A convincing victory over Botvinnik in their second match in 1957 made Smyslov the seventh World Champion. The balance of forces in the world chess elite seemed to leave no doubt that chess had a new leader, who was capable of remaining at the top for a long time to come. But there was one obstacle, namely the ex-champions right to a return match. Admittedly, the logic or appropriateness of the return match is highly debatable, since it is really just a further barrier in the path of the challenger.
Judge for yourself -- he has to be successful in events of various calibre, win the formal right to a match with the World Champion, by winning the Candidates' tournament, beat the champion, and then... within a year, he has to meet the ex-champion again. Isn't it all a bit much? It is hard to accept Botvinnik's argument that this lengthy, multi-stage system of qualifying events, followed by a World Championship match itself, could result in the chess world ending up with a 'fluke' champion. If that is so, then the entire system of determining the challenger is at fault. (p.92)
The second is about Botvinnik's intention to play the 1963 match.
It was well known that when he emerged from the Polytechnic Museum, after beating Tal in the return match, Botvinnik had said something to the effect that, if a Soviet player won the Candidates' event, he might decide not to defend his title. Under the rules of the International Chess Federation, the conditions for the World Championship match must be ratified by the FIDE President, not less than four months before the start of the match. Given that matches in Moscow usually begin around the middle of March, Botvinnik still had quite a long time in which to consider whether to defend his title.
There were some outward signs that the chess federation of the USSR was preparing for the possibility of Botvinnik refusing to play the match. This explained the hastily arranged match between grandmasters Keres and Geller, who had shared 2nd-3rd places in the Candidates' tournament. The match was needed to determine outright 2nd place, the player concerned thereby gaining the right to play the next Candidates' tournament, but also, what is more important, the right to participate in a match for the World Championship itself, if Botvinnik did not play. (p.93)
Although it doesn't say so explicitly, that second is likely related to the first. Botvinnik hesitated to play because his right to a return match had been taken away by FIDE. It's a fact that he never won a match in defense of his title.
A couple of resources worth visiting and revisiting are:-
- Chessgames.com: Anand vs Gelfand, 2012, much discussion plus links to individual games.

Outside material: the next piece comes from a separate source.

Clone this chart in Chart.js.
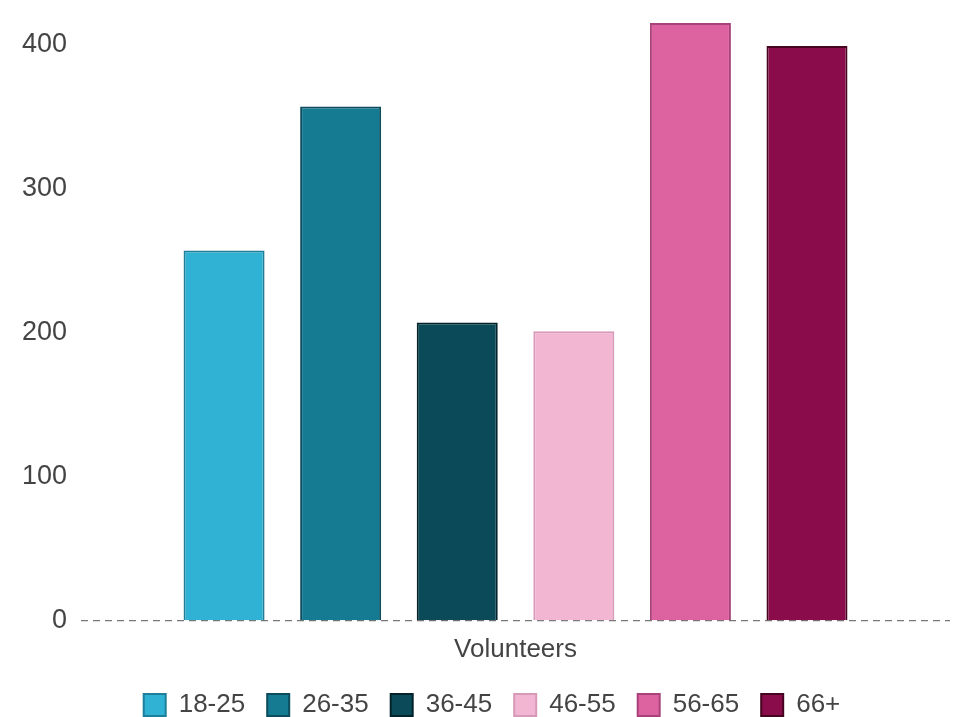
<!DOCTYPE html>
<html lang="en">
<head>
    <meta charset="UTF-8">
    <title>Volunteers by age group</title>
    <script src="https://cdn.jsdelivr.net/npm/chart.js"></script>
    <style>
        body {
            margin: 0;
            padding: 0;
            background: #fff;
            overflow: hidden;
        }
        #chart-container {
            width: 962px;
            height: 717px;
        }
    </style>
</head>
<body>
    <div id="chart-container">
        <canvas id="myChart"></canvas>
    </div>
    <script>
        // chart data
        const categories = ['Volunteers'];
        const ageGroups = ['18-25', '26-35', '36-45', '46-55', '56-65', '66+'];
        const volunteers = [257, 357, 207, 201, 415, 399];
        const yTicks = [0, 100, 200, 300, 400];

        const fillColors = ['#30b2d4', '#157b92', '#0b4b59', '#f2b6d2', '#dc62a0', '#8b0c4b'];
        const lineColors = ['#1d7f9a', '#0c4c5c', '#03232b', '#d69ab8', '#a9417a', '#45041f'];

        const datasets = ageGroups.map((name, i) => ({
            label: name,
            data: [volunteers[i]],
            backgroundColor: fillColors[i],
            borderColor: lineColors[i],
            borderWidth: 2,
            clip: false
        }));

        // nudge the legend a little to the right, like the original
        const legendShift = {
            id: 'legendShift',
            afterLayout(chart) {
                if (chart.legend) {
                    chart.legend.left += 13;
                    chart.legend.right += 13;
                }
            }
        };

        const ctx = document.getElementById('myChart').getContext('2d');
        new Chart(ctx, {
            type: 'bar',
            data: {
                labels: categories,
                datasets: datasets
            },
            plugins: [legendShift],
            options: {
                responsive: true,
                maintainAspectRatio: false,
                animation: false,
                categoryPercentage: 0.805,
                barPercentage: 0.695,
                layout: {
                    padding: { left: 8, right: 12, top: 0, bottom: -11 }
                },
                scales: {
                    x: {
                        grid: { display: false },
                        border: { display: false },
                        ticks: {
                            color: '#444',
                            padding: 5,
                            font: { family: 'Arial, "Liberation Sans"', size: 26 }
                        }
                    },
                    y: {
                        min: 0,
                        max: 410,
                        afterBuildTicks: axis => {
                            axis.ticks = yTicks.map(v => ({ value: v }));
                        },
                        border: { display: false, dash: [7, 5] },
                        grid: {
                            drawTicks: false,
                            lineWidth: 1.2,
                            color: c => c.tick && c.tick.value === 0 ? '#777' : 'rgba(0,0,0,0)'
                        },
                        ticks: {
                            color: '#444',
                            padding: 14,
                            font: { family: 'Arial, "Liberation Sans"', size: 27 }
                        }
                    }
                },
                plugins: {
                    legend: {
                        display: true,
                        position: 'bottom',
                        labels: {
                            color: '#444',
                            boxWidth: 22,
                            boxHeight: 22,
                            padding: 22,
                            font: { family: 'Arial, "Liberation Sans"', size: 26 }
                        }
                    },
                    tooltip: { enabled: false }
                }
            }
        });
    </script>
</body>
</html>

- Chessbase.com: World Championship Moscow, an index of links to individual articles.
I haven't spent nearly as much time with these as I would like to.
16 May 2012
Eighteen years passed before I next saw World Championship chess on TV. It was during the second half of the 1990 Kasparov - Karpov match, played in Lyon, France. According to my page on the event, 'The match was televised by the main French station TF1, which broadcast 14 programs of 45 minutes.' Although I didn't note where I got that information, I never invent details like that so it must be right. The shows must have been aired late in the evening or I would have had competition for the remote control and would most likely not have seen any of them.
A few years later, I caught several TV broadcasts of the 1993 Kasparov - Short match. It must have been on BBC1 or BBC2, because we didn't receive any other BBC stations at the time. The recaps were up to BBC's usual high standards, but I wasn't able to find out ahead of time when the shows would be aired and missed most of them.
These memories all came back while I watched the first four games of the 2012 Anand - Gelfand match, broadcast live on the web from Moscow. For various reasons, live chess doesn't suit network television. While there are also some annoying aspects of the Moscow broadcasts, they are far outweighed by the sheer pleasure of seeing the most important chess event of the year in real time. Kudos to everyone responsible for the web production.
09 May 2012
The first column shows the relative position of the topic out of 1500, while 'V', 'A', and 'I' stand for 'Views per Day', 'Assessment', and 'Importance', respectively. For example, the main World Championship topic ranks 29th in popularity over all Wikipedia chess pages, received 550 views per day (in March 2012), is assessed to be of quality 'B' (whatever that means), and has top importance (ditto).
|43||World Championship 2012||415||Start||High|
|113||World Championship 1972||159||B||Top|
|220||World Championship 2010||68||B||Top|
|246||World Computer Championship||60||Start||Mid|
|247||Women's World Championship||60||Start||High|
|332||World Junior Championship||44||Start||Mid|
|378||List of world championship matches||38||List||Mid|
|387||World Youth Championship||37||Start||Mid|
|435||World Championship 2006||31||C||High|
|444||World Championship 2013||31||Start||Low|
See the original WikiProject page for links to specific topics and explanations of the values in the columns. Not surprisingly, the 1972 Fischer - Spassky match is the only 20th century match to make the top-10 cut. Very surprisingly, four restricted events -- Computer, Women, Junior, & Youth -- also make the cut.